On the 17th Luft went up and on the 18th reached a spot where the track ended abruptly in a mass of avalanche debris.

Three ruck-sacks and the remains of a tent lay in the snow.  He tried to dig them out but failed.  Ice axes are not meant for mass excavation.  He then hurried down to the Base Camp arriving late at night. When I heard his story I immediately sent out runners asking for men and tools.  To go up on the mountain without them was impossible.  Everyone was obviously dead and to make an ill-equipped attempt was not only to ensure failure but to jeopardise the lives of those making it.

The next days were bad.  Waiting was the only game but it was the one for which we had the least taste.  At last the tools came and Luft and I set out again for Camp IV.  We made two attempts but the movement of the ice here is very rapid and collapsing cornices had causes so many avalanches that what had previously been a series of short difficult passages was now a vertical wall of ice, 2000 feet high.  On our second attempt we got up this but were defeated by a maze of crevices on the level bit at the top which simply defies description.  On the way down an avalanche missed us by under 15 yards.

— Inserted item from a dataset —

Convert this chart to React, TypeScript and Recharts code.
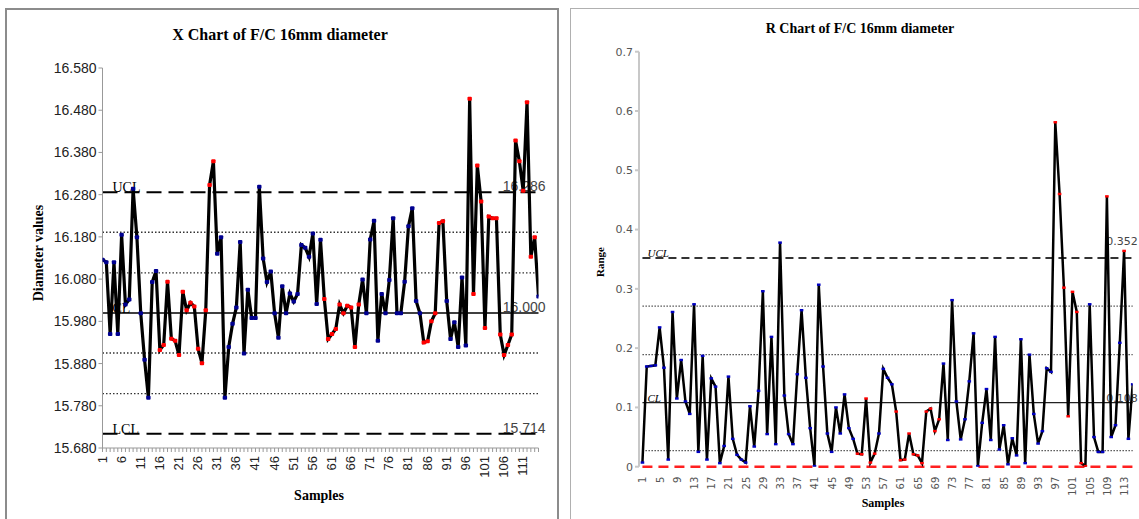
import { LineChart, Line, XAxis, YAxis, ReferenceLine } from "recharts"

// ---- X chart data ----
const xbarValues = [
  16.126, 16.12, 15.95, 16.12, 15.95, 16.185, 16.02, 16.032, 16.294, 16.179,
  15.999, 15.889, 15.799, 16.073, 16.099, 15.912, 15.924, 16.074, 15.939, 15.934,
  15.9, 16.05, 16.006, 16.024, 16.015, 15.915, 15.881, 16.006, 16.303, 16.359,
  16.14, 16.179, 15.799, 15.919, 15.974, 16.013, 16.168, 15.904, 16.055, 15.988,
  15.988, 16.299, 16.129, 16.073, 16.098, 15.999, 15.941, 16.063, 15.999, 16.046,
  16.027, 16.045, 16.161, 16.154, 16.133, 16.188, 16.021, 16.173, 16.033, 15.938,
  15.95, 15.962, 16.02, 15.999, 16.017, 16.013, 15.919, 16.02, 16.079, 15.999,
  16.174, 16.218, 15.934, 16.045, 15.999, 16.078, 16.224, 15.999, 15.999, 16.074,
  16.205, 16.248, 16.028, 15.999, 15.93, 15.933, 15.98, 15.999, 16.213, 16.217,
  16.028, 15.938, 15.978, 15.919, 16.084, 15.923, 16.507, 16.045, 16.349, 16.264,
  15.964, 16.228, 16.224, 16.224, 15.949, 15.9, 15.924, 15.949, 16.408, 16.359,
  16.289, 16.499, 16.133, 16.179, 16.039,
]
// samples that break a run rule (drawn red)
const xbarFlagged = [
  16, 17, 18, 19, 20, 21, 22, 23, 24, 25, 26, 27, 28, 29, 30,
  59, 60, 61, 62, 63, 64, 65, 66, 67, 68,
  85, 86, 87, 88, 89, 90,
  97, 98, 99, 100, 101, 102, 103, 104, 105, 106, 107, 108, 109, 110, 111, 112, 113, 114,
]
const xbarTicks = [15.68, 15.78, 15.88, 15.98, 16.08, 16.18, 16.28, 16.38, 16.48, 16.58]
const xbarUcl = 16.286
const xbarCl = 16.0
const xbarLcl = 15.714
const xbarZones = [16.191, 16.095, 15.905, 15.809]

// ---- R chart data ----
const rangeValues = [
  0.007, 0.169, 0.17, 0.171, 0.235, 0.167, 0.012, 0.261, 0.115, 0.18,
  0.11, 0.089, 0.274, 0.025, 0.187, 0.012, 0.149, 0.135, 0.006, 0.035,
  0.152, 0.047, 0.02, 0.012, 0.007, 0.102, 0.034, 0.128, 0.296, 0.055,
  0.219, 0.038, 0.378, 0.12, 0.055, 0.038, 0.156, 0.264, 0.15, 0.065,
  0.001, 0.307, 0.169, 0.056, 0.025, 0.1, 0.056, 0.122, 0.065, 0.047,
  0.022, 0.021, 0.115, 0.007, 0.022, 0.056, 0.165, 0.15, 0.139, 0.093,
  0.011, 0.012, 0.056, 0.021, 0.019, 0.006, 0.093, 0.098, 0.06, 0.08,
  0.174, 0.045, 0.281, 0.11, 0.046, 0.08, 0.144, 0.225, 0.001, 0.074,
  0.131, 0.045, 0.219, 0.029, 0.07, 0.004, 0.048, 0.019, 0.215, 0.006,
  0.189, 0.089, 0.039, 0.06, 0.166, 0.16, 0.581, 0.46, 0.302, 0.085,
  0.295, 0.261, 0.006, 0.001, 0.274, 0.05, 0.025, 0.025, 0.456, 0.05,
  0.07, 0.209, 0.364, 0.047, 0.139,
]
const rangeFlagged = [
  51, 52, 53, 54, 55, 60, 61, 62, 63, 64, 65, 66, 67, 68, 69, 70,
  97, 98, 99, 100, 101, 102, 103, 104, 109, 113,
]
const rangeTicks = [0, 0.1, 0.2, 0.3, 0.4, 0.5, 0.6, 0.7]
const rangeUcl = 0.352
const rangeCl = 0.108
const rangeLcl = 0
const rangeZones = [0.271, 0.189, 0.027]

const serif = "'Liberation Serif', 'Times New Roman', serif"
const sans = "'Liberation Sans', Arial, sans-serif"
const dejavu = "'DejaVu Sans', Verdana, sans-serif"

const xbarData = xbarValues.map((v, i) => ({ s: i + 1, v, flag: xbarFlagged.includes(i + 1) }))
const rangeData = rangeValues.map((v, i) => ({ s: i + 1, v, flag: rangeFlagged.includes(i + 1) }))
const xbarSamples = xbarData.map((d) => d.s)
const rangeSamples = rangeData.filter((d) => (d.s - 1) % 4 === 0).map((d) => d.s)
const lastX = xbarData.length
const lastR = rangeData.length

function seg(y: number, last: number) {
  return [{ x: 1, y }, { x: last, y }]
}

// label pair for a limit line: name on the left, value on the right
function limitLabel(name: string, value: string, o: any) {
  return (props: any) => {
    const vb = props.viewBox || {}
    return (
      <g>
        <text x={vb.x + o.nameDx} y={vb.y + o.nameDy} fontFamily={serif} fontSize={o.nameSize}
          fontStyle={o.italic ? "italic" : "normal"} fill="#000">{name}</text>
        <text x={vb.x + vb.width + o.valDx} y={vb.y + o.valDy} fontFamily={o.valFont} fontSize={o.valSize}
          textAnchor="end" fill="#444">{value}</text>
      </g>
    )
  }
}

const xLab = { nameDx: 10, nameDy: 0, nameSize: 14, valDx: 7, valDy: -1, valFont: sans, valSize: 14 }
const rLab = { nameDx: 5, nameDy: -1, nameSize: 11, italic: true, valDx: 5, valDy: -1, valFont: dejavu, valSize: 11 }

function XbarTick(props: any) {
  const { x, y, payload } = props
  if ((payload.value - 1) % 5 !== 0) return null
  return (
    <text x={x} y={y + 2} transform={`rotate(-90 ${x} ${y + 2})`} textAnchor="end" dy={4}
      fontFamily={sans} fontSize={13} fill="#222">{payload.value}</text>
  )
}

function RangeTick(props: any) {
  const { x, y, payload } = props
  return (
    <text x={x} y={y + 2} transform={`rotate(-90 ${x} ${y + 2})`} textAnchor="end" dy={4}
      fontFamily={dejavu} fontSize={10} fill="#555">{payload.value}</text>
  )
}

function xbarDot(props: any) {
  const { cx, cy, payload, index } = props
  return <rect key={`xd-${index}`} x={cx - 2.2} y={cy - 2} width={4.4} height={4} rx={1}
    fill={payload.flag ? "#ff0000" : "#000090"} />
}

function rangeDot(props: any) {
  const { cx, cy, payload, index } = props
  return <rect key={`rd-${index}`} x={cx - 1.8} y={cy - 1.2} width={3.6} height={2.4}
    fill={payload.flag ? "#ff0000" : "#0000c0"} />
}

export default function App() {
  return (
    <div style={{ position: "absolute", left: 0, top: 0, width: 1139, height: 519, background: "#fff", overflow: "hidden" }}>
      {/* frames */}
      <div style={{ position: "absolute", left: 5, top: 8, width: 550, height: 512, border: "2px solid #8c8c8c" }} />
      <div style={{ position: "absolute", left: 570, top: 8, width: 572, height: 515, border: "1.5px solid #b0b0b0" }} />

      {/* ---------- X chart ---------- */}
      <div style={{ position: "absolute", left: 0, top: 0 }}>
        <LineChart width={560} height={519} data={xbarData}
          margin={{ top: 68, right: 21.5, bottom: 31, left: 42.5 }}>
          <XAxis dataKey="s" type="number" domain={[1, lastX]} ticks={xbarSamples} interval={0}
            tick={<XbarTick />} tickSize={4} stroke="#999" height={40} allowDataOverflow />
          <YAxis type="number" domain={[15.68, 16.58]} ticks={xbarTicks} width={60} interval={0}
            tickFormatter={(v: number) => v.toFixed(3)} tickSize={4} stroke="#999"
            tick={{ fontFamily: sans, fontSize: 14, fill: "#222" }} allowDataOverflow />
          {xbarZones.map((z) => (
            <ReferenceLine key={`xz-${z}`} segment={seg(z, lastX)} stroke="#333" strokeWidth={1.3} strokeDasharray="1.5 2" />
          ))}
          <ReferenceLine segment={seg(xbarUcl, lastX)} stroke="#000" strokeWidth={2} strokeDasharray="15 7"
            label={limitLabel("UCL", xbarUcl.toFixed(3), xLab)} />
          <ReferenceLine segment={seg(xbarCl, lastX)} stroke="#000" strokeWidth={1.5}
            label={limitLabel("CL", xbarCl.toFixed(3), xLab)} />
          <ReferenceLine segment={seg(xbarLcl, lastX)} stroke="#000" strokeWidth={2} strokeDasharray="15 7"
            label={limitLabel("LCL", xbarLcl.toFixed(3), xLab)} />
          <Line dataKey="v" stroke="#000" strokeWidth={3.2} dot={xbarDot} isAnimationActive={false} />
        </LineChart>
      </div>
      <div style={{ position: "absolute", left: 60, top: 26, width: 440, textAlign: "center", fontFamily: serif, fontWeight: "bold", fontSize: 16 }}>
        X Chart of F/C 16mm diameter
      </div>
      <div style={{ position: "absolute", left: 39, top: 253, transform: "translate(-50%, -50%) rotate(-90deg)", whiteSpace: "nowrap", fontFamily: serif, fontWeight: "bold", fontSize: 14 }}>
        Diameter values
      </div>
      <div style={{ position: "absolute", left: 319, top: 496, transform: "translate(-50%, -50%)", fontFamily: serif, fontWeight: "bold", fontSize: 14 }}>
        Samples
      </div>

      {/* ---------- R chart ---------- */}
      <div style={{ position: "absolute", left: 570, top: 0 }}>
        <LineChart width={569} height={519} data={rangeData}
          margin={{ top: 51.7, right: 6.3, bottom: 17.3, left: 29 }}>
          <XAxis dataKey="s" type="number" domain={[0.2, lastR]} ticks={rangeSamples} interval={0}
            tick={<RangeTick />} tickLine={false} axisLine={false} height={35} allowDataOverflow />
          <YAxis type="number" domain={[0, 0.7]} ticks={rangeTicks} width={40} interval={0}
            tickSize={4} stroke="#c8c8c8" strokeWidth={2}
            tick={{ fontFamily: dejavu, fontSize: 11, fill: "#555" }} allowDataOverflow />
          {rangeZones.map((z) => (
            <ReferenceLine key={`rz-${z}`} segment={seg(z, lastR)} stroke="#555" strokeWidth={1.3} strokeDasharray="1.5 1.5" />
          ))}
          <ReferenceLine segment={seg(rangeUcl, lastR)} stroke="#333" strokeWidth={2} strokeDasharray="8 5"
            label={limitLabel("UCL", rangeUcl.toFixed(3), { ...rLab, valDy: -13 })} />
          <ReferenceLine segment={seg(rangeCl, lastR)} stroke="#222" strokeWidth={1.3}
            label={limitLabel("CL", rangeCl.toFixed(3), rLab)} />
          <ReferenceLine segment={seg(rangeLcl, lastR)} stroke="#ff2020" strokeWidth={2.5} strokeDasharray="10 6"
            ifOverflow="visible" />
          <Line dataKey="v" stroke="#000" strokeWidth={2.5} dot={rangeDot} isAnimationActive={false} />
        </LineChart>
      </div>
      <div style={{ position: "absolute", left: 640, top: 21, width: 440, textAlign: "center", fontFamily: serif, fontWeight: "bold", fontSize: 14 }}>
        R Chart of F/C 16mm diameter
      </div>
      <div style={{ position: "absolute", left: 600, top: 262, transform: "translate(-50%, -50%) rotate(-90deg)", whiteSpace: "nowrap", fontFamily: serif, fontWeight: "bold", fontSize: 11 }}>
        Range
      </div>
      <div style={{ position: "absolute", left: 883, top: 503, transform: "translate(-50%, -50%)", fontFamily: serif, fontWeight: "bold", fontSize: 12 }}>
        Samples
      </div>
    </div>
  )
}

On getting down again we got the news of the German relief party’s impending departure so settled down again to some more waiting.  When they arrived we went up again, and with this addition to our climbing strength reached camp IV by a most hazardous passage under the North Wall.

After two days exhausting work we found them, very battered by the ice and only distinguishable one from the other by the diaries which each man kept wrapped in a waterproof bag underneath his bead.

And now I am off to Srinagar for a bit, in the hope that fleshpots and fairies will restore my balance a bit.